TASK GOAL: Write out the data below exactly as given, without any of its pictures.

DATA EXCERPT:

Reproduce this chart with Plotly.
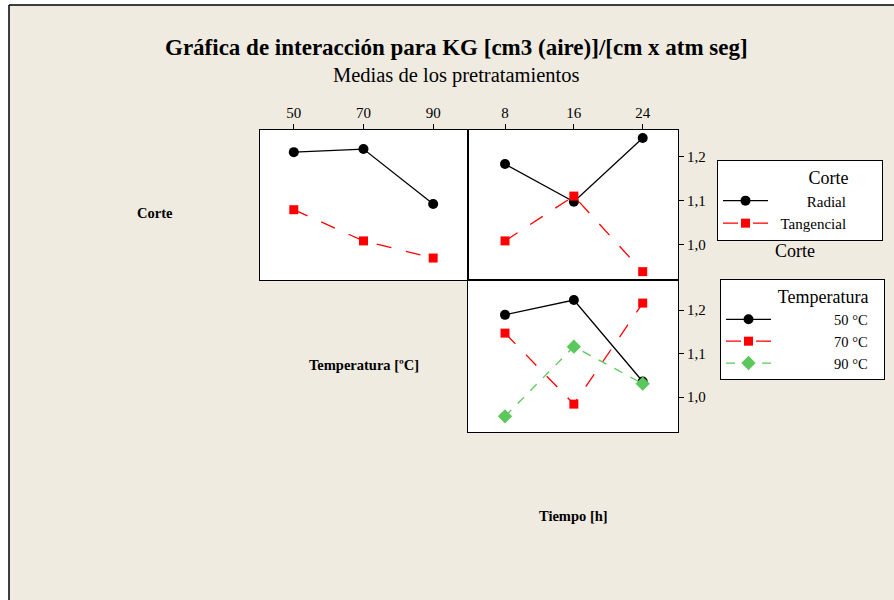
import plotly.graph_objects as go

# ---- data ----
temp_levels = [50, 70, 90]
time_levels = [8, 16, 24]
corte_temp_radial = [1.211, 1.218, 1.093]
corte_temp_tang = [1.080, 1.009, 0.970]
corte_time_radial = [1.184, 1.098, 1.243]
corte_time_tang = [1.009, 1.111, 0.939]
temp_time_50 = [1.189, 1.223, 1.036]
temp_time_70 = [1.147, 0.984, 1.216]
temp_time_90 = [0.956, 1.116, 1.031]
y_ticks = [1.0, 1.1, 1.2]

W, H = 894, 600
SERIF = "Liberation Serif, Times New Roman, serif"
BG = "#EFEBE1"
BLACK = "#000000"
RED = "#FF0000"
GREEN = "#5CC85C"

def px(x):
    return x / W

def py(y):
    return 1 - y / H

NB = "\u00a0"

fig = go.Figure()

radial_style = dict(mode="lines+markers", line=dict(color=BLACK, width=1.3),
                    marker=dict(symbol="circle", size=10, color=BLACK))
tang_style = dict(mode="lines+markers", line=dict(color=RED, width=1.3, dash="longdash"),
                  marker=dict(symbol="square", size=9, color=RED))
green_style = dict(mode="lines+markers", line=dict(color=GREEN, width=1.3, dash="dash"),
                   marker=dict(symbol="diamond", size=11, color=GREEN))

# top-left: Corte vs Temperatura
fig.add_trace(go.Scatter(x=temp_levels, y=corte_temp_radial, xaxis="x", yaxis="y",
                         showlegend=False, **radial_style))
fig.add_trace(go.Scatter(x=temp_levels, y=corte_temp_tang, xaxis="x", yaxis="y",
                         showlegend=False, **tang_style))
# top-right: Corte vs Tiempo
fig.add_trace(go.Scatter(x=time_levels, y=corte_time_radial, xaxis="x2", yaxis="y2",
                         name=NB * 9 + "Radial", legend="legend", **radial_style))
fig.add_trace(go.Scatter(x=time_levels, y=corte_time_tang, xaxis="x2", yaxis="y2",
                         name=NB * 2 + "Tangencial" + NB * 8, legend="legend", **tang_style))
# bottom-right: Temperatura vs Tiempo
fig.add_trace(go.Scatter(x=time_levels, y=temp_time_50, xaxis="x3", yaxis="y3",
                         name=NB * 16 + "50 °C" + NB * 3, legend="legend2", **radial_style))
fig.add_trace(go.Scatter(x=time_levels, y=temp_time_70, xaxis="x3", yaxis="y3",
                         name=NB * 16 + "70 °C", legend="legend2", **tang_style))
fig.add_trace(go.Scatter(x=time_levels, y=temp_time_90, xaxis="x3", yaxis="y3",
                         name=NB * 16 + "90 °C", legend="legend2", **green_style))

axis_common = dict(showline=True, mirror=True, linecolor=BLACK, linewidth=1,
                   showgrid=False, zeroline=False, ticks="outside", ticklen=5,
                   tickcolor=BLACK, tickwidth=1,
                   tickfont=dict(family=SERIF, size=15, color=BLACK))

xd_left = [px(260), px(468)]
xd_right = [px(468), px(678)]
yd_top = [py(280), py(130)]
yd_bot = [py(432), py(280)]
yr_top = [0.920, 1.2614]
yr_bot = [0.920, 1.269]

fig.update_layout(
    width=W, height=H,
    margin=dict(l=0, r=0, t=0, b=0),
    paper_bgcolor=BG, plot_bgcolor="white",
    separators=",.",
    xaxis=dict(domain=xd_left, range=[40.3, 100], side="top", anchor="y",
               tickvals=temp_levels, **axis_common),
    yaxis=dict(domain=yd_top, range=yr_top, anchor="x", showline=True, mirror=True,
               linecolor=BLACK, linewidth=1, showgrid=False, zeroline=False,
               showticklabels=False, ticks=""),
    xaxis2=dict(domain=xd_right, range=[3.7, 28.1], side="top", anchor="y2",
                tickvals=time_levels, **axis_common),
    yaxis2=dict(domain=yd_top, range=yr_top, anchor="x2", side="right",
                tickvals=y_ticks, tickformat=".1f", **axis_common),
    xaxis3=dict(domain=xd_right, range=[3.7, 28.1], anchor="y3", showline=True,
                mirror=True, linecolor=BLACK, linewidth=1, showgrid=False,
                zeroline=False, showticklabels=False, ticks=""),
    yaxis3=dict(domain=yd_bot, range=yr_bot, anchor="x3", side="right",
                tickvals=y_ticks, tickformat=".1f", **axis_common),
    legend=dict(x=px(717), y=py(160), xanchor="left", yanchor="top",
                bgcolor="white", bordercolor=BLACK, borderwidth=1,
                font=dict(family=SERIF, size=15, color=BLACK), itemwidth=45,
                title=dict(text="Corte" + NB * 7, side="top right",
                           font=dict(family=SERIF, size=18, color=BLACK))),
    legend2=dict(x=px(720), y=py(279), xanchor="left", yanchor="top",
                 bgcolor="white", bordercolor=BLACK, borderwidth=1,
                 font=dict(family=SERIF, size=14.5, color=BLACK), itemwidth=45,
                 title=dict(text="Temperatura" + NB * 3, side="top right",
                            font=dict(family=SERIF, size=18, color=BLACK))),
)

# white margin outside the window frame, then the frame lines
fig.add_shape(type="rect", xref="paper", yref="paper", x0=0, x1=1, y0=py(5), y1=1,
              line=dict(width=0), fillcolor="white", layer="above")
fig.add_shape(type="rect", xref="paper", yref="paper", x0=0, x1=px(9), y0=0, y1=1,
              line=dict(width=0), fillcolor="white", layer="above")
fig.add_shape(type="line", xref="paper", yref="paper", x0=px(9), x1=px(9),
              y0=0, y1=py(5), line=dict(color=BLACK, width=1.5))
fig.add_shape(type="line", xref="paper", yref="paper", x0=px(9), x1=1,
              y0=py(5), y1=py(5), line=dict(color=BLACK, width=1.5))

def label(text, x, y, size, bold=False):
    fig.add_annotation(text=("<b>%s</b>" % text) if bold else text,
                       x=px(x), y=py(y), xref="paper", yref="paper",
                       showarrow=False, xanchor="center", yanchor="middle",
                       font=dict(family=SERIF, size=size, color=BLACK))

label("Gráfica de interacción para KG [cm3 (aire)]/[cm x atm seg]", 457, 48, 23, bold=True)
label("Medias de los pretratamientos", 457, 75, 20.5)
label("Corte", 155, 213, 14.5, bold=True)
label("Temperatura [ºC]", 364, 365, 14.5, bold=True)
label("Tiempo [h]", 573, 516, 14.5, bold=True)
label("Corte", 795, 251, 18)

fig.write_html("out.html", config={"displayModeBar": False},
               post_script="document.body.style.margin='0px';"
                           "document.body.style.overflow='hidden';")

FINISHED TASK:
Reproduce this chart with Plotly.
import plotly.graph_objects as go

# ---- data ----
temp_levels = [50, 70, 90]
time_levels = [8, 16, 24]
corte_temp_radial = [1.211, 1.218, 1.093]
corte_temp_tang = [1.080, 1.009, 0.970]
corte_time_radial = [1.184, 1.098, 1.243]
corte_time_tang = [1.009, 1.111, 0.939]
temp_time_50 = [1.189, 1.223, 1.036]
temp_time_70 = [1.147, 0.984, 1.216]
temp_time_90 = [0.956, 1.116, 1.031]
y_ticks = [1.0, 1.1, 1.2]

W, H = 894, 600
SERIF = "Liberation Serif, Times New Roman, serif"
BG = "#EFEBE1"
BLACK = "#000000"
RED = "#FF0000"
GREEN = "#5CC85C"

def px(x):
    return x / W

def py(y):
    return 1 - y / H

NB = "\u00a0"

fig = go.Figure()

radial_style = dict(mode="lines+markers", line=dict(color=BLACK, width=1.3),
                    marker=dict(symbol="circle", size=10, color=BLACK))
tang_style = dict(mode="lines+markers", line=dict(color=RED, width=1.3, dash="longdash"),
                  marker=dict(symbol="square", size=9, color=RED))
green_style = dict(mode="lines+markers", line=dict(color=GREEN, width=1.3, dash="dash"),
                   marker=dict(symbol="diamond", size=11, color=GREEN))

# top-left: Corte vs Temperatura
fig.add_trace(go.Scatter(x=temp_levels, y=corte_temp_radial, xaxis="x", yaxis="y",
                         showlegend=False, **radial_style))
fig.add_trace(go.Scatter(x=temp_levels, y=corte_temp_tang, xaxis="x", yaxis="y",
                         showlegend=False, **tang_style))
# top-right: Corte vs Tiempo
fig.add_trace(go.Scatter(x=time_levels, y=corte_time_radial, xaxis="x2", yaxis="y2",
                         name=NB * 9 + "Radial", legend="legend", **radial_style))
fig.add_trace(go.Scatter(x=time_levels, y=corte_time_tang, xaxis="x2", yaxis="y2",
                         name=NB * 2 + "Tangencial" + NB * 8, legend="legend", **tang_style))
# bottom-right: Temperatura vs Tiempo
fig.add_trace(go.Scatter(x=time_levels, y=temp_time_50, xaxis="x3", yaxis="y3",
                         name=NB * 16 + "50 °C" + NB * 3, legend="legend2", **radial_style))
fig.add_trace(go.Scatter(x=time_levels, y=temp_time_70, xaxis="x3", yaxis="y3",
                         name=NB * 16 + "70 °C", legend="legend2", **tang_style))
fig.add_trace(go.Scatter(x=time_levels, y=temp_time_90, xaxis="x3", yaxis="y3",
                         name=NB * 16 + "90 °C", legend="legend2", **green_style))

axis_common = dict(showline=True, mirror=True, linecolor=BLACK, linewidth=1,
                   showgrid=False, zeroline=False, ticks="outside", ticklen=5,
                   tickcolor=BLACK, tickwidth=1,
                   tickfont=dict(family=SERIF, size=15, color=BLACK))

xd_left = [px(260), px(468)]
xd_right = [px(468), px(678)]
yd_top = [py(280), py(130)]
yd_bot = [py(432), py(280)]
yr_top = [0.920, 1.2614]
yr_bot = [0.920, 1.269]

fig.update_layout(
    width=W, height=H,
    margin=dict(l=0, r=0, t=0, b=0),
    paper_bgcolor=BG, plot_bgcolor="white",
    separators=",.",
    xaxis=dict(domain=xd_left, range=[40.3, 100], side="top", anchor="y",
               tickvals=temp_levels, **axis_common),
    yaxis=dict(domain=yd_top, range=yr_top, anchor="x", showline=True, mirror=True,
               linecolor=BLACK, linewidth=1, showgrid=False, zeroline=False,
               showticklabels=False, ticks=""),
    xaxis2=dict(domain=xd_right, range=[3.7, 28.1], side="top", anchor="y2",
                tickvals=time_levels, **axis_common),
    yaxis2=dict(domain=yd_top, range=yr_top, anchor="x2", side="right",
                tickvals=y_ticks, tickformat=".1f", **axis_common),
    xaxis3=dict(domain=xd_right, range=[3.7, 28.1], anchor="y3", showline=True,
                mirror=True, linecolor=BLACK, linewidth=1, showgrid=False,
                zeroline=False, showticklabels=False, ticks=""),
    yaxis3=dict(domain=yd_bot, range=yr_bot, anchor="x3", side="right",
                tickvals=y_ticks, tickformat=".1f", **axis_common),
    legend=dict(x=px(717), y=py(160), xanchor="left", yanchor="top",
                bgcolor="white", bordercolor=BLACK, borderwidth=1,
                font=dict(family=SERIF, size=15, color=BLACK), itemwidth=45,
                title=dict(text="Corte" + NB * 7, side="top right",
                           font=dict(family=SERIF, size=18, color=BLACK))),
    legend2=dict(x=px(720), y=py(279), xanchor="left", yanchor="top",
                 bgcolor="white", bordercolor=BLACK, borderwidth=1,
                 font=dict(family=SERIF, size=14.5, color=BLACK), itemwidth=45,
                 title=dict(text="Temperatura" + NB * 3, side="top right",
                            font=dict(family=SERIF, size=18, color=BLACK))),
)

# white margin outside the window frame, then the frame lines
fig.add_shape(type="rect", xref="paper", yref="paper", x0=0, x1=1, y0=py(5), y1=1,
              line=dict(width=0), fillcolor="white", layer="above")
fig.add_shape(type="rect", xref="paper", yref="paper", x0=0, x1=px(9), y0=0, y1=1,
              line=dict(width=0), fillcolor="white", layer="above")
fig.add_shape(type="line", xref="paper", yref="paper", x0=px(9), x1=px(9),
              y0=0, y1=py(5), line=dict(color=BLACK, width=1.5))
fig.add_shape(type="line", xref="paper", yref="paper", x0=px(9), x1=1,
              y0=py(5), y1=py(5), line=dict(color=BLACK, width=1.5))

def label(text, x, y, size, bold=False):
    fig.add_annotation(text=("<b>%s</b>" % text) if bold else text,
                       x=px(x), y=py(y), xref="paper", yref="paper",
                       showarrow=False, xanchor="center", yanchor="middle",
                       font=dict(family=SERIF, size=size, color=BLACK))

label("Gráfica de interacción para KG [cm3 (aire)]/[cm x atm seg]", 457, 48, 23, bold=True)
label("Medias de los pretratamientos", 457, 75, 20.5)
label("Corte", 155, 213, 14.5, bold=True)
label("Temperatura [ºC]", 364, 365, 14.5, bold=True)
label("Tiempo [h]", 573, 516, 14.5, bold=True)
label("Corte", 795, 251, 18)

fig.write_html("out.html", config={"displayModeBar": False},
               post_script="document.body.style.margin='0px';"
                           "document.body.style.overflow='hidden';")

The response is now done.